* Request:
Leave out the pictures, and write out exactly the lines from the beginning of the material to the line holding "10.5, 11.5, 12.5, 13.5, 14.5, 15.5, 16.5, 17.5, 18.5, 19.5];", that line included, and nothing else.

• • • • •

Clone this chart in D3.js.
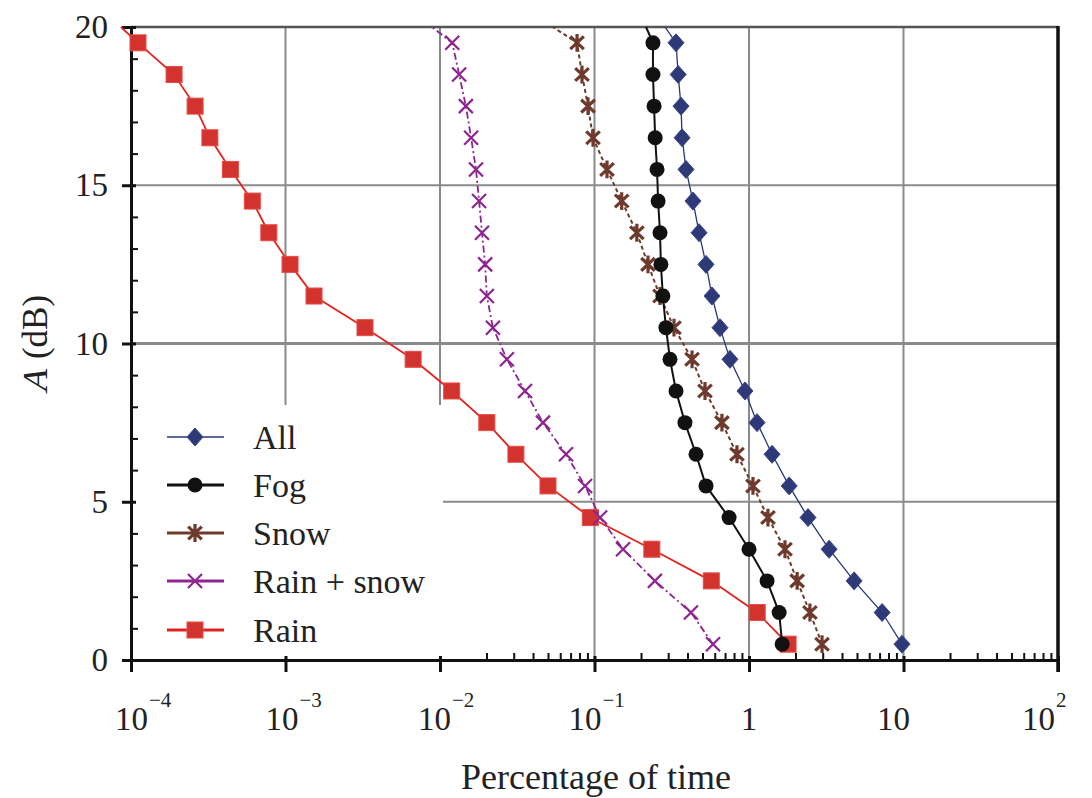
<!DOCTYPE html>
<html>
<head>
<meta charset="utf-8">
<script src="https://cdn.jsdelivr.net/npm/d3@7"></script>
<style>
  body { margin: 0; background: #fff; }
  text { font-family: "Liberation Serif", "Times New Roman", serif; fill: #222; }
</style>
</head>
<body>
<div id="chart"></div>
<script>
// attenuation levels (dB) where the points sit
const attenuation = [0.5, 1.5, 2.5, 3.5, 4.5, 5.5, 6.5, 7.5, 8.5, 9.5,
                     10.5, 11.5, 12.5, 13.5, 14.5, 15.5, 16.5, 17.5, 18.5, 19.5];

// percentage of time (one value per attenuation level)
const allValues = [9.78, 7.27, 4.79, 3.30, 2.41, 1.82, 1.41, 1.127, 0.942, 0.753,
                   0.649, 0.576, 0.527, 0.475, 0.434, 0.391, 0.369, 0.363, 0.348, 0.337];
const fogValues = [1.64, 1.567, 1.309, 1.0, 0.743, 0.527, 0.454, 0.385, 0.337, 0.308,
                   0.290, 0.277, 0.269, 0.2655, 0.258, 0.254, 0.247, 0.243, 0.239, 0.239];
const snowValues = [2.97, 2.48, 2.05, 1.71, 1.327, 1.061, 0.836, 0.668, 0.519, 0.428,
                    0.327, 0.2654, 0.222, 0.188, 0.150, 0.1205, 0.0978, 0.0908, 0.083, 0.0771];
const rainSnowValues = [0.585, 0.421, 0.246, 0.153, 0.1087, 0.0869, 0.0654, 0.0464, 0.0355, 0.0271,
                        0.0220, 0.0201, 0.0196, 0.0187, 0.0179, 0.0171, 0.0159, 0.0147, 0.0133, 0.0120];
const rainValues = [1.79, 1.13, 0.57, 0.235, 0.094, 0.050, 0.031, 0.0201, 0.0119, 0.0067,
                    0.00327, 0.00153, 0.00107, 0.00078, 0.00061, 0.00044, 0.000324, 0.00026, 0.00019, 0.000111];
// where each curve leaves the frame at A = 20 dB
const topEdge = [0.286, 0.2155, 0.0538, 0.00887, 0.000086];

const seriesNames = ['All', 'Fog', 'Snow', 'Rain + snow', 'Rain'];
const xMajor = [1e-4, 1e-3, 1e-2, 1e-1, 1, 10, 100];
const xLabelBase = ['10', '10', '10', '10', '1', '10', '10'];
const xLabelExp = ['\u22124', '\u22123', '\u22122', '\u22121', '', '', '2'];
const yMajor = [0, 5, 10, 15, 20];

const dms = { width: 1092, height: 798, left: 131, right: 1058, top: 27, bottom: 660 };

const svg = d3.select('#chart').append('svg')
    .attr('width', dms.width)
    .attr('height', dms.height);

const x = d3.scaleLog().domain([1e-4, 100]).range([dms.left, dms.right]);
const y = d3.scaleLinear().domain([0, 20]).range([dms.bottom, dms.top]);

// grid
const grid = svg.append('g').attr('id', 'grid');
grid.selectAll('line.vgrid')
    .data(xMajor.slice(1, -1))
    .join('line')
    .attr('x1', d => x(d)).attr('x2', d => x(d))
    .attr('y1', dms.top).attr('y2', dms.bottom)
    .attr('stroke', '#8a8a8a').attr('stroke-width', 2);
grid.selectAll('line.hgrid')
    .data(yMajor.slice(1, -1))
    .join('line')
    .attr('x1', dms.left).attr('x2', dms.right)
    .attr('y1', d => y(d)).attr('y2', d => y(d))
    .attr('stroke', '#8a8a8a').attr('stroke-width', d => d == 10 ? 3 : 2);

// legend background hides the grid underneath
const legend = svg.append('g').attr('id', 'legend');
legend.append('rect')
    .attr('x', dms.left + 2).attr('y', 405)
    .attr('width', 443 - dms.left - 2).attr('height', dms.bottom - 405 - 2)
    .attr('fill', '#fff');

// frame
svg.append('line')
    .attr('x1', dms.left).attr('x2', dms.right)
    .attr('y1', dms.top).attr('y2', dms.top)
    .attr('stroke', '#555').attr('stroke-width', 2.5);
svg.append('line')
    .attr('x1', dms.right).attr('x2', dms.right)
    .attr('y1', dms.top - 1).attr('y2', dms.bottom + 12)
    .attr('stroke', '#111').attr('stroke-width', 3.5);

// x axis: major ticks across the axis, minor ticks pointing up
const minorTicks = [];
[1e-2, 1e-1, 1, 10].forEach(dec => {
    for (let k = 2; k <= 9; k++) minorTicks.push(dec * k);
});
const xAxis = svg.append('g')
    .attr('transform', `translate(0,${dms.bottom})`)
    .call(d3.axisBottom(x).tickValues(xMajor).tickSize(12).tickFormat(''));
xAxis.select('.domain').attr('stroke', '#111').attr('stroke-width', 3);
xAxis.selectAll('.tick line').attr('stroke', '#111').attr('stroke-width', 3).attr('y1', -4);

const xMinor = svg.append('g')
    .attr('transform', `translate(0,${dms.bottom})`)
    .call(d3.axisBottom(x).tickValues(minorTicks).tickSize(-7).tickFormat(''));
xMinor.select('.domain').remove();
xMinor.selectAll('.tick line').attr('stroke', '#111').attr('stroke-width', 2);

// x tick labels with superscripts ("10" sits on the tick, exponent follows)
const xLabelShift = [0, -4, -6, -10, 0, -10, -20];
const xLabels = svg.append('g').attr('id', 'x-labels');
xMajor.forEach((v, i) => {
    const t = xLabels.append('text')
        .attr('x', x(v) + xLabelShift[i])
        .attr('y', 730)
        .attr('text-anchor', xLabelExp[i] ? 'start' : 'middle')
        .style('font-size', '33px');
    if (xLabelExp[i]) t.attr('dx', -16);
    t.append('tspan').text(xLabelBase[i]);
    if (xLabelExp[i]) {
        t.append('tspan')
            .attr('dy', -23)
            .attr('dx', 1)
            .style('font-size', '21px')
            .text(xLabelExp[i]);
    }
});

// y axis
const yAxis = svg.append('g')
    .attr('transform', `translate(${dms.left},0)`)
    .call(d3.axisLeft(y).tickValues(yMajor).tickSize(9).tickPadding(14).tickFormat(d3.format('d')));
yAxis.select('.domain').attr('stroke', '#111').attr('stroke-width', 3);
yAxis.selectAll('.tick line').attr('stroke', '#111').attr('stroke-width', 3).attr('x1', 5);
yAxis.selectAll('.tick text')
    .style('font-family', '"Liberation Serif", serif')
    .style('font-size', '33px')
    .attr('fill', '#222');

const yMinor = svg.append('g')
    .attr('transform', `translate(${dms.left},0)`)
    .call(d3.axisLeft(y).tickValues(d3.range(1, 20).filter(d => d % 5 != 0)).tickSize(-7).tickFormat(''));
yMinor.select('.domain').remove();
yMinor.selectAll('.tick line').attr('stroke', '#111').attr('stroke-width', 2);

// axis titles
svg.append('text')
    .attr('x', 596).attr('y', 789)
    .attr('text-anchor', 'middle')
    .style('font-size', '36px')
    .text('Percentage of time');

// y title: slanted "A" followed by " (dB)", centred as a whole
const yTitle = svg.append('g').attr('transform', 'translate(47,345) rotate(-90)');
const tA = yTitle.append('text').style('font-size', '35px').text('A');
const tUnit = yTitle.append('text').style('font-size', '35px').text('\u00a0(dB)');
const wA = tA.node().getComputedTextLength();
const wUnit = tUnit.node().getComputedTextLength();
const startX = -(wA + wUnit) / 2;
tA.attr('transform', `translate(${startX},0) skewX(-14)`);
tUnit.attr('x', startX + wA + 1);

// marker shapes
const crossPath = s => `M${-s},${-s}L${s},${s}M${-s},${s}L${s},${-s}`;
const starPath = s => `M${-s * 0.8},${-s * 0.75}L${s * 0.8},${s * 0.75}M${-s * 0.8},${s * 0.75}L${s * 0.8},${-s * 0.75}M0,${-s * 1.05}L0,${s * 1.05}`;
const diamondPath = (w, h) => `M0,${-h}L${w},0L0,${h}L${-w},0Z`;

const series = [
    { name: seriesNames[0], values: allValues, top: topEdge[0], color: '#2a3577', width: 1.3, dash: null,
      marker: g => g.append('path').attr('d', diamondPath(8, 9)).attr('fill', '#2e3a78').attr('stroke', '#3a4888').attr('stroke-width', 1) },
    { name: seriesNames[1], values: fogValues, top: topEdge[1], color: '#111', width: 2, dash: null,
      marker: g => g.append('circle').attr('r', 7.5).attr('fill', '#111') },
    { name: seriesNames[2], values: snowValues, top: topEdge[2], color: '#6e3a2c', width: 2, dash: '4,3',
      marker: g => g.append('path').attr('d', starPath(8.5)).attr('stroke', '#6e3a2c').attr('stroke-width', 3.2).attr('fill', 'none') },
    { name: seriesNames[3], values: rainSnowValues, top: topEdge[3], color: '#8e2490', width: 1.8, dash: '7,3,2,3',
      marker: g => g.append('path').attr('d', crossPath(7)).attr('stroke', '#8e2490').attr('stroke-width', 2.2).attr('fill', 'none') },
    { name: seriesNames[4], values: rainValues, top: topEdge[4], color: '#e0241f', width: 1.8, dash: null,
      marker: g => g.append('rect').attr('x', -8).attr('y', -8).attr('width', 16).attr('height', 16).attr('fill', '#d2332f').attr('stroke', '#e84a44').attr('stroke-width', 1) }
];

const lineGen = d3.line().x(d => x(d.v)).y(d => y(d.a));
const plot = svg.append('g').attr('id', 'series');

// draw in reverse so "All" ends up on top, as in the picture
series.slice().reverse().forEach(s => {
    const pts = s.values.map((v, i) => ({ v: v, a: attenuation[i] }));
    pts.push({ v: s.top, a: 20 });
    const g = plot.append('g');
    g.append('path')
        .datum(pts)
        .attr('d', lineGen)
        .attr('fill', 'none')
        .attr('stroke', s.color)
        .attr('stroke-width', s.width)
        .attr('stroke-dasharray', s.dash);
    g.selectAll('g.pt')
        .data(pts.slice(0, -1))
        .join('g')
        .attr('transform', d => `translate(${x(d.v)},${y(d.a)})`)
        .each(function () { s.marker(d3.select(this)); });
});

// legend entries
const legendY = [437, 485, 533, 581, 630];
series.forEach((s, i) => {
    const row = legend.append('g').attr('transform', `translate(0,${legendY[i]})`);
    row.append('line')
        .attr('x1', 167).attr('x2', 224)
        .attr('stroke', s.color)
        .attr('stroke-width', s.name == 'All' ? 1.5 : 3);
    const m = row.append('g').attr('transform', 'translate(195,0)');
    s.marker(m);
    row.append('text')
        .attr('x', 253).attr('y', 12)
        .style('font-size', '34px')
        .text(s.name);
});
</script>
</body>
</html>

• • • • •

* Result of the exercise:
Clone this chart in D3.js.
<!DOCTYPE html>
<html>
<head>
<meta charset="utf-8">
<script src="https://cdn.jsdelivr.net/npm/d3@7"></script>
<style>
  body { margin: 0; background: #fff; }
  text { font-family: "Liberation Serif", "Times New Roman", serif; fill: #222; }
</style>
</head>
<body>
<div id="chart"></div>
<script>
// attenuation levels (dB) where the points sit
const attenuation = [0.5, 1.5, 2.5, 3.5, 4.5, 5.5, 6.5, 7.5, 8.5, 9.5,
                     10.5, 11.5, 12.5, 13.5, 14.5, 15.5, 16.5, 17.5, 18.5, 19.5];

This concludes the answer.